SINGARAJA – Sebagian besar warga Desa Pegayaman, Sukasada ternyata belum mengetahui rincian dan besaran dana pengganti pembebasan lahan milik mereka yang terkena proyek shortcut titik 7, 8, 9, dan 10.
Hal itu mengemuka setelah digelar pertemuan mediasi antara warga dengan pihak terkait pembebasan lahan terdampak proyek shortcut Singaraja-Denpasar yang difasilitasi oleh Kejati Bali di Kantor Kejari Buleleng kemarin.
Ada sekitar 32 warga Pegayaman yang dilakukan mediasi di Aula Kejari Buleleng. Mediasi dilakukan secara bergiliran untuk menghindari kerumunan dalam satu ruangan.
Pertemuan mediasi dipimpin langsung oleh Asisten Bidang Perdata dan Tata Usaha Negara Kejati Bali Andi Fahruddin.
Hadir pula dari Badan Pertanahan Nasional (BPN) Kabupaten Buleleng, PUPR Provinsi Bali dan Kejari Buleleng.

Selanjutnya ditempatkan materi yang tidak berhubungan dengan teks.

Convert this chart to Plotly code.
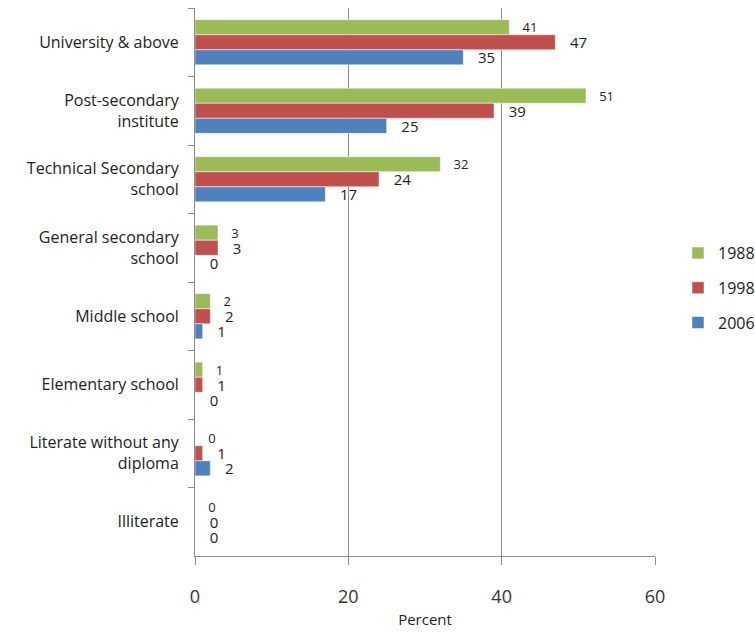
import plotly.graph_objects as go

categories = ["University & above", "Post-secondary<br>institute", "Technical Secondary<br>school",
              "General secondary<br>school", "Middle school", "Elementary school",
              "Literate without any<br>diploma", "Illiterate"]
v1988 = [41, 51, 32, 3, 2, 1, 0, 0]
v1998 = [47, 39, 24, 3, 2, 1, 1, 0]
v2006 = [35, 25, 17, 0, 1, 0, 2, 0]
series = [("1988", v1988, "#9BBB59", 13), ("1998", v1998, "#C0504D", 15), ("2006", v2006, "#4F81BD", 15)]

FONT = "Open Sans"
fig = go.Figure()
for name, vals, col, fs in series:
    fig.add_trace(go.Bar(
        y=categories, x=vals, name=name, orientation="h", legendgroup=name,
        marker=dict(color=col, line=dict(color="white", width=0.5)),
        text=[str(v) for v in vals], texttemplate="   %{text}",
        textposition="outside", cliponaxis=False, constraintext="none",
        textfont=dict(family=FONT, size=fs, color="#222222"),
    ))

fig.update_layout(
    width=755, height=634, barmode="group", bargap=0.34, bargroupgap=0,
    margin=dict(l=195, r=100, t=8, b=78, autoexpand=False),
    paper_bgcolor="white", plot_bgcolor="white",
    font=dict(family=FONT, color="#222"),
    showlegend=True,
    legend=dict(x=1.05, y=0.489, xanchor="left", yanchor="middle",
                font=dict(family=FONT, size=16, color="#222"),
                tracegroupgap=11, itemwidth=30),
    xaxis=dict(range=[0, 60], dtick=20, showgrid=True, gridcolor="#8c8c8c", gridwidth=1,
               showline=True, linecolor="#8c8c8c", ticks="outside", ticklen=8, tickcolor="#8c8c8c",
               tickfont=dict(family=FONT, size=18, color="#333"), zeroline=False,
               ticklabelstandoff=16,
               title=dict(text="Percent", font=dict(family=FONT, size=15, color="#222"), standoff=7)),
    yaxis=dict(autorange="reversed", showline=True, linecolor="#8c8c8c", ticks="outside",
               tickson="boundaries", ticklen=6, tickcolor="#8c8c8c", showgrid=False,
               ticklabelstandoff=12,
               tickfont=dict(family=FONT, size=16, color="#222")),
)
fig.write_html("out.html")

Salah seorang warga Desa Pegayaman yang lahan miliknya terkena jalur shortcut, Wayan Saparudin, mengaku, dia dan warga lainnya dipanggil untuk mediasi ganti rugi pembangunan jalan shortcut.
Mereka dipanggil setelah banyak warga yang mengeluhkan soal kerugian fisik dan non fisik ganti rugi yang diberikan oleh pemerintah.

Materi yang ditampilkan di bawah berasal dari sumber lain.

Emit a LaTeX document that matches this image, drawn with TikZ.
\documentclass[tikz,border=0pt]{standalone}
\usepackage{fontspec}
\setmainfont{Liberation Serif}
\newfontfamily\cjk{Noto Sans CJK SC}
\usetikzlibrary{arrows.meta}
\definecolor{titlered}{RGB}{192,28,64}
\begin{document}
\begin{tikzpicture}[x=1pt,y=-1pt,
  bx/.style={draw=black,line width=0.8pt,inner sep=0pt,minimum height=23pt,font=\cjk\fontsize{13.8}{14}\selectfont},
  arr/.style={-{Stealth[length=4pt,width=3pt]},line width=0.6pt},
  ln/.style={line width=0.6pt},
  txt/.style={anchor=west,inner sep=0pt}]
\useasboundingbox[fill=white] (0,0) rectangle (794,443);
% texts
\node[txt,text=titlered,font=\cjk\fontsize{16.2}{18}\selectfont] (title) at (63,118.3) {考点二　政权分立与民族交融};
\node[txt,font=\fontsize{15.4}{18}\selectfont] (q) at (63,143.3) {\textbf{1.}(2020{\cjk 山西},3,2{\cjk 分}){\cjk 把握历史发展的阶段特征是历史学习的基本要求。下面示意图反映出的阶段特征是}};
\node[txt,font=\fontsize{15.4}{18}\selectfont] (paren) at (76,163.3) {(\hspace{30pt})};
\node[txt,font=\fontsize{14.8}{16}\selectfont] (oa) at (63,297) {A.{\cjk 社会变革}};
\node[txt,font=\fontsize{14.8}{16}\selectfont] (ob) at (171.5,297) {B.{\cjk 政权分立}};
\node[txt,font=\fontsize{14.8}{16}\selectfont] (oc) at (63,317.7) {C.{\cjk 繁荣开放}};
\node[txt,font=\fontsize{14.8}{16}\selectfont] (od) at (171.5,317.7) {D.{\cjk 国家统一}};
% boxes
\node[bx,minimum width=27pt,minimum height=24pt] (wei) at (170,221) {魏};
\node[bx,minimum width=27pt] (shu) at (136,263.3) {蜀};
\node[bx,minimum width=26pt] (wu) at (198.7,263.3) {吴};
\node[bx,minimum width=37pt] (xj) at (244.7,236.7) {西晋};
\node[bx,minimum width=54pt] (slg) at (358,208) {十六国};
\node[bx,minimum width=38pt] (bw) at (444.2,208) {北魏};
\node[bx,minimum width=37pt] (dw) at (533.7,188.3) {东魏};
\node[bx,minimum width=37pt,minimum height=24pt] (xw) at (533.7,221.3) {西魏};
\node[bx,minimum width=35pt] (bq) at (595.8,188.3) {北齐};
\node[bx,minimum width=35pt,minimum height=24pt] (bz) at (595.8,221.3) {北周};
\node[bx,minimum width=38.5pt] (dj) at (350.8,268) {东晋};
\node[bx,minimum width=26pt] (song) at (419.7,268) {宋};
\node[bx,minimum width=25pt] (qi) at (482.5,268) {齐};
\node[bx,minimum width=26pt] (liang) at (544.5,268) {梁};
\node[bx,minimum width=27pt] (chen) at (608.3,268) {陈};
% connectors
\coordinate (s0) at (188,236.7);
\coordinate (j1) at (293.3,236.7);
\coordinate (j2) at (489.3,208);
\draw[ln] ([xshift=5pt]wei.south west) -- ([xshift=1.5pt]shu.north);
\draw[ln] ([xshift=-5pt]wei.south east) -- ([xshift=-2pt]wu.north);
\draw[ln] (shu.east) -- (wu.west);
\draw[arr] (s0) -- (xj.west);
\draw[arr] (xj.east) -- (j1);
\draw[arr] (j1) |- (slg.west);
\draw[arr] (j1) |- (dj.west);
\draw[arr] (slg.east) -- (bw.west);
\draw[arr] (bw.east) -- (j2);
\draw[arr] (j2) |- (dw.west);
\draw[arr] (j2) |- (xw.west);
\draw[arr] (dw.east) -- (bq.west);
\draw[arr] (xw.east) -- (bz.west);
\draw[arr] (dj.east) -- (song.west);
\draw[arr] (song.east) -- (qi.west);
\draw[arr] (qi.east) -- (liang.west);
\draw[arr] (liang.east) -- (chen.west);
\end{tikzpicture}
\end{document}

“Ada bangunan ukuran rumah tidak cocok harga ganti ruginya. Kemudian ada tanaman dan kandang milik warga yang ganti ruginya berbanding terbalik. Kandang lebih besar ganti ruginya disbanding lahan,” tutur Wayan Saparudin.
Dia mencontoh ada pohon cengkeh yang masih produktif terkena dampak shortcut sebanyak 40 pohon dengan perpohonnya diganti rugi Rp 1,4 juta.

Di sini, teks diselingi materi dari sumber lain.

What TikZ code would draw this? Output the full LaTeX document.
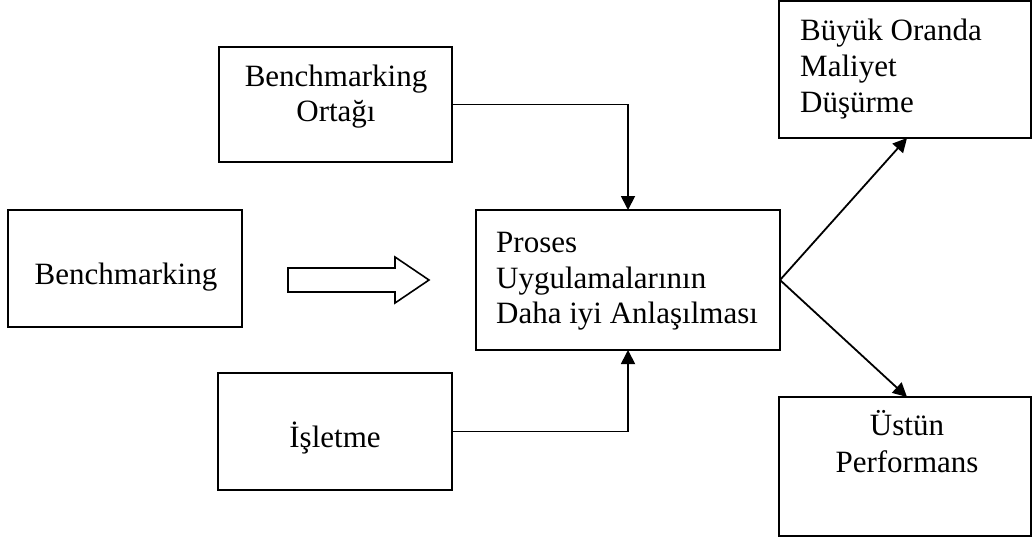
\documentclass[tikz,border=0pt]{standalone}
\usepackage{fontspec}
\setmainfont{Liberation Serif}
\usetikzlibrary{arrows.meta}
\begin{document}
\begin{tikzpicture}[x=1pt,y=-1pt,
  box/.style={draw,line width=1.8pt,rectangle,inner sep=0pt,outer sep=0pt},
  txt/.style={inner sep=0pt,font=\fontsize{31}{36}\selectfont},
  conn/.style={line width=1.8pt,-{Triangle[length=14pt,width=14pt]}},
  hollow/.style={draw,line width=1.6pt,fill=white,line join=miter}]
\useasboundingbox[fill=white] (0,0) rectangle (1032,539);
% boxes
\node[box,minimum width=233pt,minimum height=115pt] (orta) at (335.5,104.5) {};
\node[box,minimum width=234pt,minimum height=117pt] (bench) at (125,268.5) {};
\node[box,minimum width=304pt,minimum height=140pt] (proses) at (628,280) {};
\node[box,minimum width=234pt,minimum height=117pt] (islet) at (335,431.5) {};
\node[box,minimum width=252pt,minimum height=137pt] (buyuk) at (905,69.5) {};
\node[box,minimum width=252pt,minimum height=139pt] (ustun) at (905,466.5) {};
% texts
\node[txt,anchor=base] (t1) at (336,86) {Benchmarking};
\node[txt,anchor=base] (t2) at (336,121) {Ortağı};
\node[txt,anchor=base] (t3) at (126,284) {Benchmarking};
\node[txt,anchor=base west] (t4) at (496,252) {Proses};
\node[txt,anchor=base west] (t5) at (496,288) {Uygulamalarının};
\node[txt,anchor=base west] (t6) at (496,323) {Daha iyi Anlaşılması};
\node[txt,anchor=base] (t7) at (335,447) {İşletme};
\node[txt,anchor=base west] (t8) at (800,40) {Büyük Oranda};
\node[txt,anchor=base west] (t9) at (800,76) {Maliyet};
\node[txt,anchor=base west] (t10) at (800,112) {Düşürme};
\node[txt,anchor=base] (t11) at (907,435) {Üstün};
\node[txt,anchor=base] (t12) at (907,472) {Performans};
% hollow arrow
\draw[hollow] (288,268) -- (395,268) -- (395,257) -- (429,280) -- (395,303) -- (395,292) -- (288,292) -- cycle;
% connectors
\draw[conn] (orta.east) -| (proses.north);
\draw[conn] (islet.east) -| (proses.south);
\draw[conn] (proses.east) -- ([xshift=2pt]buyuk.south);
\draw[conn] (proses.east) -- ([xshift=2pt]ustun.north);
\end{tikzpicture}
\end{document}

Namun, setelah masuk data yang tercatat hanya 20 pohon yang diganti rugi. Begitu pula dengan tanah warga satu dengan lainnya yang tidak merata. Padahal itu sudah dilakukan pendataan oleh tim appraisal (penilai).
“Harapan kami setelah dari kejaksaan pertemuan ini mudah-mudahan ada keadilan. Kemudian dilakukan dikroscek dan ditinjau lagi.
Seperti apa tanah dan tanaman kami agar dibayar ganti secara layak. Dan uang ganti rugi secepatnya dicairkan,” imbuhnya.
Hal yang sama juga diungkapkan Ketut Muhammad Ilyas yang tanah perkebunan cengkeh miliknya terkena jalur shortcut.
Dia mengaku sudah lama uang ganti rugi pembebasan lahan shortcut tak cair-cair. Padahal pendataan sudah dilakukan tahun 2019 lalu.
Memang ada sebagian warga yang sudah menerima. Tapi dirinya dan 32 warga yang datang ke kejari ikut pertemuan belum terima ganti rugi.
Dia menyebut ganti rugi tanah dengan warga lainnya banyak tidak merata dan terjadi kesalahan pendataan.
“Saya memiliki tanah 7 are bagian utara per arenya dihargai Rp 37 juta. Nah, pas kebetulan tanah saya bagian selatan atas juga terkena dampak
shortcut 7-8 dengan luas 3 are. Namun harga tanah Rp 30 juta per arenya. Saya tak mengerti kok bisa berbanding harga,” tuturnya.
Kedatangan dalam pertemuan ini sejatinya warga juga tidak mengetahui besaran harga ganti rugi lahan yang pasti dan berkeadilan.
Tidak ada tumpang tindih harga. “Kami berharap hanya merata harga ganti rugi tidak ada perbandingan satu dengan yang lainnya,” pungkasnya.
Asisten Bidang Perdata dan Tata Usaha Negara Kejati Bali Andi Fahruddin mengatakan, pertemuan untuk membahas ganti rugi pembebasan lahan proyek shortcut Singaraja-Denpasar.
Intinya, warga meminta keadilan. “Itu yang mereka minta. Karena keluhan mereka ada salah hitung, masalah harga dibawah standar,” ujarnya.
Andi Fahruddin melanjutkan, pertemuan ini untuk mencari titik temu agar proyek shortcut cepat terselesaikan. Mengingat proyek tersebut akan dikerjakan.
Jika pertemuan kali ini tidak ada titik temu dengan warga Desa Pegayaman, maka pihaknya akan serahkan prosesnya ke pengadilan untuk menempuh jalur hukum.
Terutama bila masih ada yang keberatan soal harga tanah. “Itu solusi pada saat ini jika tidak ada kesepakatan,” pungkasnya.